If I hear you correctly, you are trying to solve the problem of securely transporting $w$ and $v$ values, under the constraint of minimizing the ciphertext size.
So, what you're doing is taking the $w$ and $v$ values, selecting a random $r$ value, concatinating them into a 32 bit block, and then sending that block through Speck32 (with some key with unspecified derivation), and that's you're ciphertext.
With that procedure, I see these possible attacks:
Someone brute forces the key; Speck32 has a 64 bit key. While brute-forcing the key would be beyond the capability of a random hacker, it would be within the capabilities of a determined large organization. If your threat model requires you to be secure against such large adversaries, it's not good enough.

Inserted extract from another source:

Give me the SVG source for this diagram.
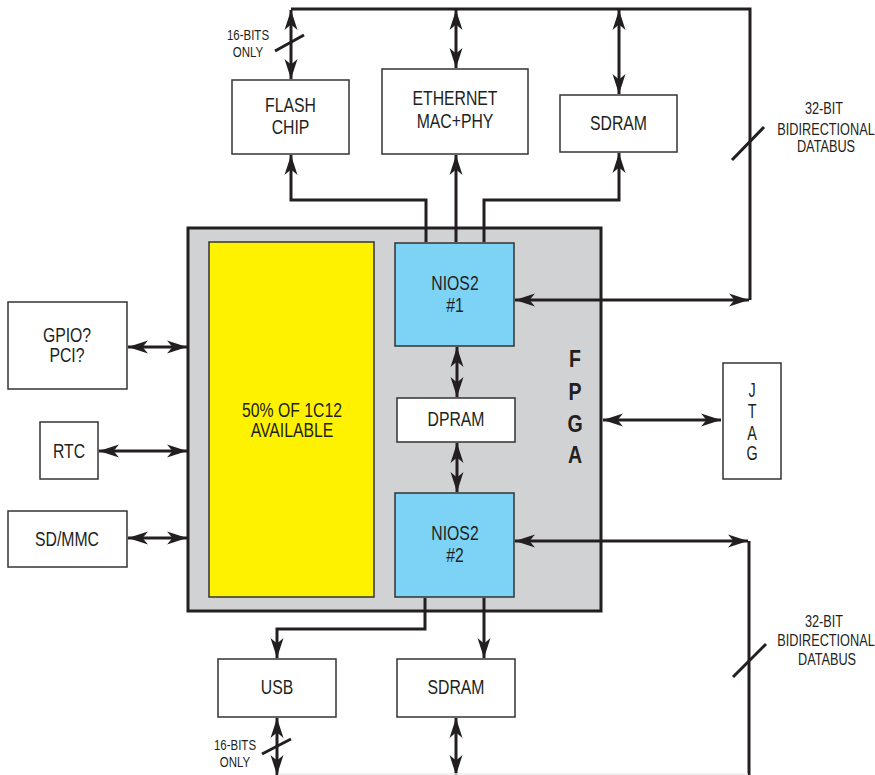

Someone recovers the key in another way. You don't say how you keys are exchanges, but if (for example) you have a global key that everyone uses, then if someone breaks in one device, and grabs the key, then he has everyone's keys.
Looking for repeated values. If someone sees the same ciphertext twice, then he knows the $w$ and $v$ values are repeated (and $r$, but he doesn't care about that). Assuming that $r$ is generated randomly, then you are likely to see a repeat after perhaps 16 repeats of $w, v$ values.
Modifying the ciphertext block; if the attacker is able to modify the ciphertext, he can modify it to a value to a value he hasn't seen (which would cause the decrypted $w, v$ values to be effectively random). Alternatively, he could modify it to be a ciphertext he has seen before (in which case, the decrypted $w, v$ values will be what we sent before.
So, to answer your questions:
Even with the low entropy, are the messages individually secure (i.e. the compromise of some doesn't undermine the security of the others)?
Well, assuming that the attacker can't do a key recovery attack, then the best he can do is look for repeated values. If he does see a repeat, and he knows the value in one case, he obviously knows the value in the other. This doesn't tell him anything about any other ciphertext.
Can successful guessing/statistics across a large enough set of messages compromise the key?
No, it doesn't help the attacker. If he has the resources, he can perform the brute force attack on a handful of messages (assuming he can recognize plausible $w, v$ values); more ciphertexts doesn't help him.
There's a temptation to use the last 8 bits for a MAC and/or CRC, but I fear that would make statistical attacks even better. Is that fear warranted?
Well, if you have a fixed value there (dependent on $w, v$), that increases the probability of a repeated ciphertext. Also, if you go with using $r$ as the authentication, I wouldn't bother doing a CRC or a MAC on $w, v$; those are already stirred into the ciphertext. What I would do is either use fixed bits (say, 0; those are easy to generate/verify, and is no less secure than a function of $w, v$), or if you want to add some protection against copy/paste attacks, make $r$ a function of the ciphertext context (e.g. a function of the message sequence number), and have the decryptor check it. Now, it's not great (a random change would still have a 1/256 chance of being accepted), but it's better than nothing).
Some final comments:
One thing you need to worry about is key distribution; that's quite often the Achilles heel of crypto systems. The best crypto system doesn't help if you make it easy for the attacker to learn the keys
Might I suggest you consider using Speck48? Not only does it allow larger keys (making brute force attacks considerably harder), but it allows the $r$ value to be 16 bits larger; if you select $r$ randomly, this means that practically speaking repeated ciphertexts won't happen; if you select $r$ as a function of the message context, that means that a change will have a very good probability of being detected. Of course, that means that you'll have 16 more bits to transmit; you'll need to decide whether that's a viable option.